September 18, 2011 Innovation No Comments

I stumbled over some notes from a recent panel session I did with John Johnson, Spigit (formerly PepsiCo) and Navin Kunde from Clorox.

John and Navin are great innovators, our session went well and I think the insights are worth sharing. The session was on how we can better learn from failure and we focused on three elements. Here you get the notes:

Culture/environment: Smart failing equals success! Innovation by chance or serendipity is rare and rather the organization needs to foster a culture and environment that encourages failure as a success. Tolerance will evolve with success.

Organizations need more Type 2 people who are fearful of missing out on opportunities – check this article on Type 1 and Type 2 people: Why Failure Drives Innovation.

Speed: Many people equate innovation with speed. Seeding an idea is just the beginning. The challenge is to bring the idea to life to gain investment.

Low resolution is key for prototyping and companies should also prototype the right experience, not just the product. Prototyping the right user experience can drive solutions that are quickly adopted.

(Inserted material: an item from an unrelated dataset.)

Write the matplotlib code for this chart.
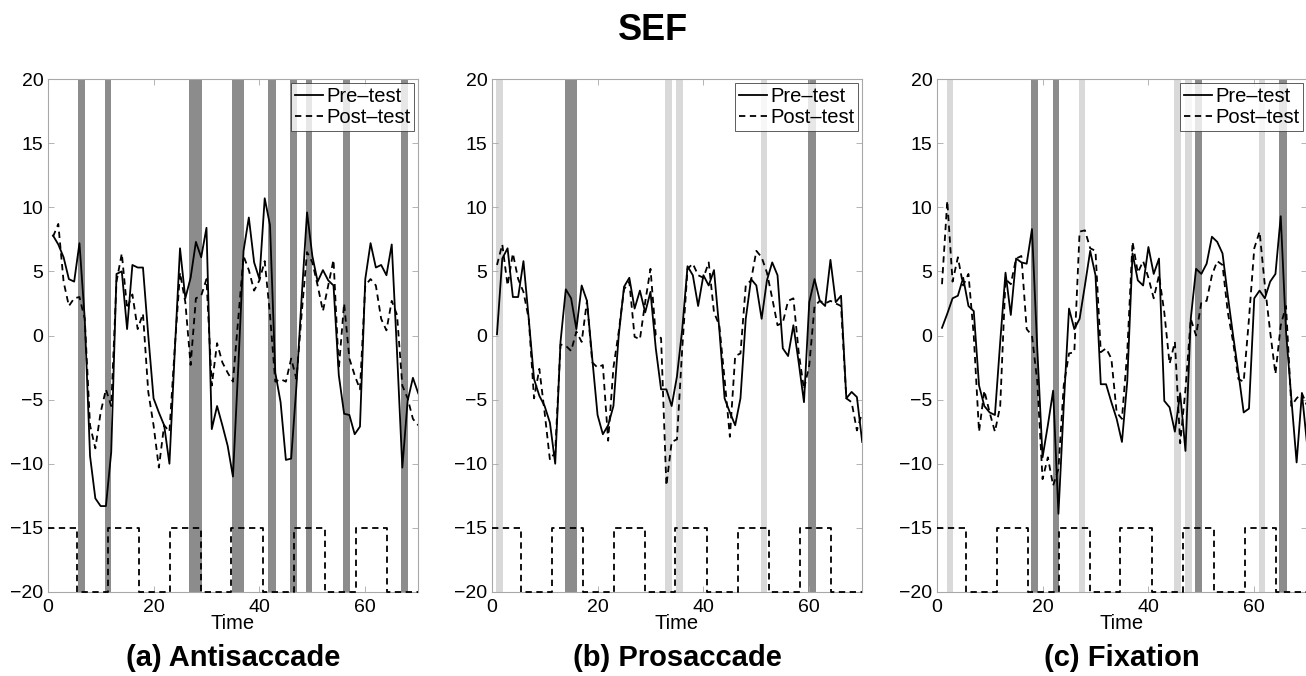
import numpy as np
import matplotlib.pyplot as plt

plt.rcParams['font.family'] = ['Liberation Sans', 'DejaVu Sans']

# tiempo (volúmenes) y series
time = np.arange(1, 71)

anti_pre = [7.8, 7.1, 6.1, 4.4, 4.2, 7.2, 1.3, -9.4, -12.7, -13.3,
            -13.3, -9.1, 4.8, 5.0, 0.5, 5.5, 5.3, 5.3, 0.0, -4.9,
            -6.0, -7.0, -10.0, -1.3, 6.8, 2.9, 4.5, 7.3, 6.1, 8.4,
            -7.3, -5.5, -7.0, -8.6, -11.0, -2.5, 6.6, 9.2, 5.7, 4.4,
            10.7, 8.6, -2.9, -5.2, -9.7, -9.6, -3.9, 3.1, 9.6, 6.2,
            4.2, 5.1, 4.3, 3.9, -3.1, -6.1, -6.2, -7.7, -7.1, 4.4,
            7.2, 5.3, 5.5, 4.7, 7.1, -1.3, -10.3, -5.1, -3.3, -4.5]
anti_post = [7.7, 8.7, 4.2, 2.3, 2.9, 3.0, 1.3, -7.0, -8.8, -6.0,
             -4.2, -5.5, 4.2, 6.4, 2.1, 3.2, 0.5, 1.7, -4.4, -7.0,
             -10.3, -7.0, -7.5, -1.0, 4.9, 2.6, -2.3, 2.9, 3.1, 4.4,
             -3.9, -0.6, -2.1, -2.9, -3.6, 1.3, 6.2, 5.1, 3.5, 4.3,
             5.8, 1.6, -3.6, -3.4, -3.6, -1.8, -3.4, 1.8, 6.5, 5.7,
             3.9, 1.9, 3.9, 5.9, -2.6, 2.5, -1.8, -3.1, -4.2, 3.9,
             4.4, 3.9, 1.3, 0.4, 2.7, 1.6, -3.9, -4.9, -6.5, -7.0]

pro_pre = [0.1, 6.0, 6.8, 3.0, 3.0, 5.8, 1.3, -3.4, -4.7, -5.5,
           -6.8, -10.0, -0.5, 3.6, 2.9, 0.5, 3.9, 2.7, -1.8, -6.2,
           -7.7, -7.0, -5.5, 0.0, 3.8, 4.5, 2.1, 3.5, 1.8, 3.4,
           -1.0, -4.2, -4.2, -5.5, -3.2, 0.5, 5.4, 4.7, 2.3, 4.7,
           3.9, 5.1, 0.5, -4.9, -6.0, -7.0, -4.9, 1.3, 4.4, 3.9,
           1.3, 4.3, 5.7, 4.7, -1.0, -1.6, 0.8, -2.1, -5.2, 2.6,
           4.4, 2.7, 2.3, 5.9, 2.6, 3.1, -4.9, -4.4, -4.8, -8.3]
pro_post = [5.5, 7.1, 3.9, 6.4, 4.4, 3.4, 1.3, -4.9, -2.6, -6.0,
            -9.7, -9.1, -0.7, -0.8, -1.2, 0.3, -0.5, 2.7, -2.1, -2.5,
            -2.3, -8.2, -2.5, 0.3, 3.6, 4.2, -0.1, -0.3, 2.6, 5.2,
            0.0, -0.2, -11.7, -8.3, -8.1, -1.0, 5.2, 5.6, 4.7, 4.5,
            5.7, 1.8, 0.8, -3.4, -7.9, -1.6, -1.4, 3.9, 4.3, 6.6,
            6.1, 4.9, 2.9, 0.8, 1.0, 2.7, 2.9, -1.3, -4.2, -2.3,
            2.3, 2.7, 2.5, 2.7, 2.5, 2.3, -4.9, -5.2, -7.4, -6.0]

fix_pre = [0.6, 1.7, 2.9, 3.1, 4.5, 2.3, 1.9, -3.9, -5.5, -6.0,
           -6.2, -0.5, 4.9, 1.6, 6.0, 5.7, 5.6, 8.3, -1.0, -9.5,
           -7.0, -4.3, -13.9, -5.5, 2.1, 0.5, 1.3, 3.9, 6.6, 4.7,
           -3.8, -3.8, -5.2, -6.5, -8.3, -3.6, 6.4, 4.3, 3.9, 6.9,
           4.8, 6.0, -5.1, -5.6, -7.5, -4.5, -9.0, 1.3, 5.2, 4.8,
           5.6, 7.7, 7.3, 6.4, 3.1, 0.0, -2.9, -6.0, -5.7, 2.9,
           3.5, 2.9, 4.2, 4.8, 9.3, 0.3, -4.9, -9.9, -4.5, -8.6]
fix_post = [4.0, 10.5, 4.2, 6.1, 3.9, 4.8, 0.0, -7.5, -4.3, -6.0,
            -7.5, -5.5, 4.4, 4.0, 6.0, 6.2, 0.5, 0.0, -3.6, -11.2,
            -9.5, -11.7, -10.4, -3.9, -1.4, -1.3, 8.1, 8.2, 6.8, 6.6,
            -1.3, -1.0, -1.8, -6.0, -6.5, -1.3, 7.3, 4.9, 5.8, 4.5,
            2.9, 4.7, 1.8, -2.2, -0.5, -8.4, -4.2, 1.3, 0.0, 2.6,
            2.7, 4.7, 5.8, 5.5, 1.8, -0.5, -3.4, -3.6, 1.3, 6.8,
            8.1, 3.9, 0.3, -3.0, 0.8, 2.3, -5.5, -4.9, -4.5, -5.5]

# diseño de bloques (tarea / reposo)
block_edges = [5.6, 11.3, 17.2, 23.1, 28.9, 34.7, 40.7, 46.5, 52.4, 58.2, 64.1]
block_high, block_low = -15, -20

# intervalos significativos (inicio, fin)
anti_dark = [(5.8, 7.0), (10.8, 12.0), (26.7, 29.1), (34.9, 37.1), (41.7, 43.1),
             (45.8, 47.1), (48.8, 50.0), (55.8, 57.1), (66.8, 68.1)]
anti_light = []
pro_dark = [(13.8, 16.2), (59.8, 61.2)]
pro_light = [(0.9, 2.2), (32.8, 34.1), (34.8, 36.1), (50.8, 52.0)]
fix_dark = [(17.8, 19.2), (21.9, 23.1), (48.8, 50.1), (64.7, 66.1)]
fix_light = [(1.9, 3.1), (26.9, 28.1), (44.8, 46.1), (47.0, 48.3), (60.8, 62.1)]

panels = [
    ('(a) Antisaccade', anti_pre, anti_post, anti_dark, anti_light),
    ('(b) Prosaccade', pro_pre, pro_post, pro_dark, pro_light),
    ('(c) Fixation', fix_pre, fix_post, fix_dark, fix_light),
]

W, H = 1306, 676
fig = plt.figure(figsize=(W / 100, H / 100), dpi=100)
lefts = [47.7, 491.7, 936.7]
aw, bottom, ah = 370.5, 84, 513

# señal de bloques
bx = [0] + block_edges + [70]
by = [block_high if i % 2 == 0 else block_low for i in range(len(bx) - 1)]
by = by + [by[-1]]

for left, (name, pre, post, dark, light) in zip(lefts, panels):
    ax = fig.add_axes([left / W, bottom / H, aw / W, ah / H])
    for a, b in light:
        ax.axvspan(a, b, color='#d9d9d9', lw=0, zorder=1)
    for a, b in dark:
        ax.axvspan(a, b, color='#8c8c8c', lw=0, zorder=1)
    ax.plot(time, pre, color='black', lw=1.3, label='Pre–test', zorder=3)
    ax.plot(time, post, color='black', lw=1.3, ls=(0, (3.5, 2.5)),
            label='Post–test', zorder=3)
    ax.plot(bx, by, color='black', lw=1.3, ls=(0, (3.5, 2.5)),
            drawstyle='steps-post', zorder=3, clip_on=False)

    ax.set_xlim(0, 70)
    ax.set_ylim(-20, 20)
    ax.set_xticks([0, 20, 40, 60])
    ax.set_yticks(np.arange(-20, 21, 5))
    ax.tick_params(direction='in', length=4, width=0.6, color='#a8a8a8',
                   top=True, right=True, labelsize=14, pad=3.2)
    ax.tick_params(axis='x', pad=5)
    for s in ax.spines.values():
        s.set_color('#a8a8a8')
        s.set_linewidth(0.8)
    ax.set_xlabel('Time', fontsize=14.5, labelpad=-1.5)

    leg = ax.legend(loc='upper right', fontsize=14.5, frameon=True, fancybox=False,
                    borderaxespad=0.2, borderpad=0.2, handlelength=1.4,
                    handletextpad=0.15, labelspacing=0.1)
    leg.get_frame().set_edgecolor('#333333')
    leg.get_frame().set_linewidth(0.7)
    leg.set_zorder(5)

    fig.text((left + aw / 2) / W, 1 - 658 / H, name, ha='center', va='center',
             fontsize=21, fontweight='bold')

fig.text(653 / W, 1 - 30 / H, 'SEF', ha='center', va='center',
         fontsize=26, fontweight='bold')

fig.savefig('out.png', dpi=100)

Process: Innovation needs just the “right” amount of process. Too little process fosters creativity, but is difficult to commercialize the idea. Too much process, it becomes slow and highly political.

Clorox has a “learn, build, prove” process that carefully assesses the market opportunity before committing to heavy investments in manufacturing and marketing. It is a measured approach that helps to minimize potential risk.